3. You can pass on your wealth quietly

When you pass on your wealth with just a will, you have to go through lengthy probate proceedings. These are often costly, cause delays, and must always be placed on public record.

If you’re uncomfortable with putting your family’s financial matters out in public for anyone curious enough to look it up, then you should always write a trust. Besides the privacy issues, the lack of a probate process will ensure the transfer of assets is streamlined and smooth.

4. You can usually revoke a trust

A major distinction between the multiple trust types is whether they’re revocable or irrevocable. A revocable trust, also called a living trust, allows you to pass your assets outside of probate, but you keep control over them. You can dissolve a revocable trust any time before your death.

An irrevocable trust can’t be altered, and you lose control over your assets when the trust has been executed. If you want to reduce your estate tax when you transfer your assets on behalf of a beneficiary, use an irrevocable trust. If you want flexibility, get a revocable trust instead.
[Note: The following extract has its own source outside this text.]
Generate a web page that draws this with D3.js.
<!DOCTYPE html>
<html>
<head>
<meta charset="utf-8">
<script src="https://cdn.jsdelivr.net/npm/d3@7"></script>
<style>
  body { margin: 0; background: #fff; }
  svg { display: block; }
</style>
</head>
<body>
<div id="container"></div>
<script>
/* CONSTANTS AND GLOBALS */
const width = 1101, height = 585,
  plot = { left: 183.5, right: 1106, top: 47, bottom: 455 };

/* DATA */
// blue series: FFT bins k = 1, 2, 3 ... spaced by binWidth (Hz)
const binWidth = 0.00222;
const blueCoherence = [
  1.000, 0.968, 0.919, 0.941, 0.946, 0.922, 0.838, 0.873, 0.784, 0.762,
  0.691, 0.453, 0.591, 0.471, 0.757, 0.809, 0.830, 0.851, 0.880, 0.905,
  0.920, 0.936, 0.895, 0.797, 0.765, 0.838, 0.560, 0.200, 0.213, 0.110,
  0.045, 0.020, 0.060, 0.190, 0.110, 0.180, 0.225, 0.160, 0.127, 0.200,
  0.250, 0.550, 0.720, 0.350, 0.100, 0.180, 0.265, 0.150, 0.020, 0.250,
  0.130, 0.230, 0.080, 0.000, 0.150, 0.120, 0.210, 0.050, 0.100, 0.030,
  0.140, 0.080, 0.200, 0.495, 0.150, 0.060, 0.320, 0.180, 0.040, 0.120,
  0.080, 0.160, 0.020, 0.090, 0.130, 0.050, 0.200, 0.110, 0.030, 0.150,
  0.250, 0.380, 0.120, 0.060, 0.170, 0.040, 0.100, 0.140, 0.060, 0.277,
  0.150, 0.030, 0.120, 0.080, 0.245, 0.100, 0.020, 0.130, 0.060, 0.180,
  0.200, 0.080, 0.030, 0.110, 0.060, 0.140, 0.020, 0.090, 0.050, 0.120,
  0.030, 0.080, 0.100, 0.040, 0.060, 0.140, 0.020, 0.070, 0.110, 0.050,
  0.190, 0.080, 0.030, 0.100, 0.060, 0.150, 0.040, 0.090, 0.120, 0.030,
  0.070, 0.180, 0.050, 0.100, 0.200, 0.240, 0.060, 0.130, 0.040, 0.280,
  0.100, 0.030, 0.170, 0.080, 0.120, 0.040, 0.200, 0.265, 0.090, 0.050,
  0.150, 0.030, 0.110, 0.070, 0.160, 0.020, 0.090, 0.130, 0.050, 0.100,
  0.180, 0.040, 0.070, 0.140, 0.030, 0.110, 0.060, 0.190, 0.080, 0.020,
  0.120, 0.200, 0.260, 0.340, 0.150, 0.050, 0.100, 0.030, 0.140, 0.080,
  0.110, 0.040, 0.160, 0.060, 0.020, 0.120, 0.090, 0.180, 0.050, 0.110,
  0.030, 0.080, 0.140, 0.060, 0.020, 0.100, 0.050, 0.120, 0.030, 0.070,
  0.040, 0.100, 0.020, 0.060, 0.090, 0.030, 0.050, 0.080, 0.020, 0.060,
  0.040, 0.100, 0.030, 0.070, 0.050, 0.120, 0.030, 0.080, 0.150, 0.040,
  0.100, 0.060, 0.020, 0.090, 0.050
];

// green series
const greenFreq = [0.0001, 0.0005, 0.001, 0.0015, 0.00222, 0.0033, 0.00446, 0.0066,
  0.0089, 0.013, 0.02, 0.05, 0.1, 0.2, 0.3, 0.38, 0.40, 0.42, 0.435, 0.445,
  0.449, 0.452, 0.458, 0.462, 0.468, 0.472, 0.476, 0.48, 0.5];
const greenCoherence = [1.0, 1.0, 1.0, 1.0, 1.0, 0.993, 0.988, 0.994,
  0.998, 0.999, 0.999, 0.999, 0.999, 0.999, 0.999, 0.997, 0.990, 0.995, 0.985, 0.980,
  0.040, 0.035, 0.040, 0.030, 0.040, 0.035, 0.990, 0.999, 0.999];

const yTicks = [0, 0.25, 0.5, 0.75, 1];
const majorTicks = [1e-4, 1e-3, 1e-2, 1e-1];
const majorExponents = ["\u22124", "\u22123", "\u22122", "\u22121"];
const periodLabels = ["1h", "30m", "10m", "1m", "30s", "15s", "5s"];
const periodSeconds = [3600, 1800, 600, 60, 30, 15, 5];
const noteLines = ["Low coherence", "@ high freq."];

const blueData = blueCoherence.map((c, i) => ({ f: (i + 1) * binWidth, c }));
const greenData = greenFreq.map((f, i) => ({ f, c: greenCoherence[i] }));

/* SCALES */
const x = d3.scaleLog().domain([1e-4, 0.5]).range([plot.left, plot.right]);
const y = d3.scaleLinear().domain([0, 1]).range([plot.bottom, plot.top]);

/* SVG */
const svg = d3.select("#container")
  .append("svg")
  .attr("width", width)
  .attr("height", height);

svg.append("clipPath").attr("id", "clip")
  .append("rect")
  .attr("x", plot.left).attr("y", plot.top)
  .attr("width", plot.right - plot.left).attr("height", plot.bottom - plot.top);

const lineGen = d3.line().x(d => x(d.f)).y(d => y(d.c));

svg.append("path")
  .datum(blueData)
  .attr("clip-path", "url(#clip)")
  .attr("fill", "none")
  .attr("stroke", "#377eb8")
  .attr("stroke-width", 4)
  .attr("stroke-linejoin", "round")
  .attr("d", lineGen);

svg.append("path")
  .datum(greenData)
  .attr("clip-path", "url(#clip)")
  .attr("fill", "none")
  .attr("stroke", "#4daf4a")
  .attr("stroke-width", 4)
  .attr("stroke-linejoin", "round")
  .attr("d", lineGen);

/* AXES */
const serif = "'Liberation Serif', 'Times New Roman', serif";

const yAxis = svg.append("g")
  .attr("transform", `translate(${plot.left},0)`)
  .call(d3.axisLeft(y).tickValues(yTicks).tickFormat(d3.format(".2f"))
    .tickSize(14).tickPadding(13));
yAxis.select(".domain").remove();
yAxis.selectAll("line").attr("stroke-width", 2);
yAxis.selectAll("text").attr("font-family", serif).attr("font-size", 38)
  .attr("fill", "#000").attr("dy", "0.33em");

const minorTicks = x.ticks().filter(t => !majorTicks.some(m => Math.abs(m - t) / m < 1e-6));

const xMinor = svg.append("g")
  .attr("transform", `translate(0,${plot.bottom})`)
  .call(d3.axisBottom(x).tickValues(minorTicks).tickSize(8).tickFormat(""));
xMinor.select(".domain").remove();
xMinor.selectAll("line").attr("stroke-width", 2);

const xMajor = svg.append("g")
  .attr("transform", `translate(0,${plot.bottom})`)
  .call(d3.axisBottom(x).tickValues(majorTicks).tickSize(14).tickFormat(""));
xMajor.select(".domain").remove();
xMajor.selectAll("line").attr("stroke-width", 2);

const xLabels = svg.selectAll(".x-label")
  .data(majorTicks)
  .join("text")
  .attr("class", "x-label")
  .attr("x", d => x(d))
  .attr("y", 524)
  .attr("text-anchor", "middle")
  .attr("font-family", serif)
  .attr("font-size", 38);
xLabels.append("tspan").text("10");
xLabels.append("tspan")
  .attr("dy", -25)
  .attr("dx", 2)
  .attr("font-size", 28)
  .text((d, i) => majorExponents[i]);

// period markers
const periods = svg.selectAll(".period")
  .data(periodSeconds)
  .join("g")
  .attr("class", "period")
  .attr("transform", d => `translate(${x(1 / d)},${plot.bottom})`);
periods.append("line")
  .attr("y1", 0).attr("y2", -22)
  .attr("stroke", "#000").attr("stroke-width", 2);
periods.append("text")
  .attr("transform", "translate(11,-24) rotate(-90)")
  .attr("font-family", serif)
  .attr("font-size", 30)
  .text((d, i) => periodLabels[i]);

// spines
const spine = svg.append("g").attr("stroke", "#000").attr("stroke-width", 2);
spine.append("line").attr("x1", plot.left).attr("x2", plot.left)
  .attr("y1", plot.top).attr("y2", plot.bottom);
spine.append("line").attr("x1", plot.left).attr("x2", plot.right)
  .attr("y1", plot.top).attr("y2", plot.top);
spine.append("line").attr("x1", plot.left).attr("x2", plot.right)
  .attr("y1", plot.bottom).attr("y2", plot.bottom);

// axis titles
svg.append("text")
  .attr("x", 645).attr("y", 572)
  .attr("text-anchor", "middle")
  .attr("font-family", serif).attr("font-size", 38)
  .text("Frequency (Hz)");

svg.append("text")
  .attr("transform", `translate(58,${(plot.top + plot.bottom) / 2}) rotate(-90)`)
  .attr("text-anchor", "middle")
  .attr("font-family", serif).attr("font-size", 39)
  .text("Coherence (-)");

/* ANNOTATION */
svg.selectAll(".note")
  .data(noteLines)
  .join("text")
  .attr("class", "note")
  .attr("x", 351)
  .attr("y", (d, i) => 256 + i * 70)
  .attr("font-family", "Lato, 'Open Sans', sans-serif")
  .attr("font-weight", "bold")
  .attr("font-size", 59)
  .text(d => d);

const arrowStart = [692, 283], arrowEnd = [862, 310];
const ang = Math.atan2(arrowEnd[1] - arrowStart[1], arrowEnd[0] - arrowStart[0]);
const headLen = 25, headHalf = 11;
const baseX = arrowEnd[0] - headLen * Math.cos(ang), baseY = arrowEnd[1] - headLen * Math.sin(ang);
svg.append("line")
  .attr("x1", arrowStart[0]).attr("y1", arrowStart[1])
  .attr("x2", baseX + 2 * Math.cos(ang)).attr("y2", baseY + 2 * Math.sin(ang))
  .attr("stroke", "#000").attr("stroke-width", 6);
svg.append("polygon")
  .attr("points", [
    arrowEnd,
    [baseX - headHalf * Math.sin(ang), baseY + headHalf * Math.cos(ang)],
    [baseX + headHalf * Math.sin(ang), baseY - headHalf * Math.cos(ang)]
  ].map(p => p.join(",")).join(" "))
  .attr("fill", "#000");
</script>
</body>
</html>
5. You can avoid state taxes

While the beneficiaries of a trust will pay taxes on the distributions they receive from the trust’s income, the trust itself won’t pay the tax. The beneficiaries are also subject to taxes on the principle, but keep in mind that you’ll receive more tax advantages with an irrevocable trust.

You’ll have to meet certain requirements to avoid the gift tax requirement you’ll be charged during your lifetime. Besides the initial funding round, you can also make an annual exclusion gift to an irrevocable trust up to a certain amount and not pay taxes on your contribution.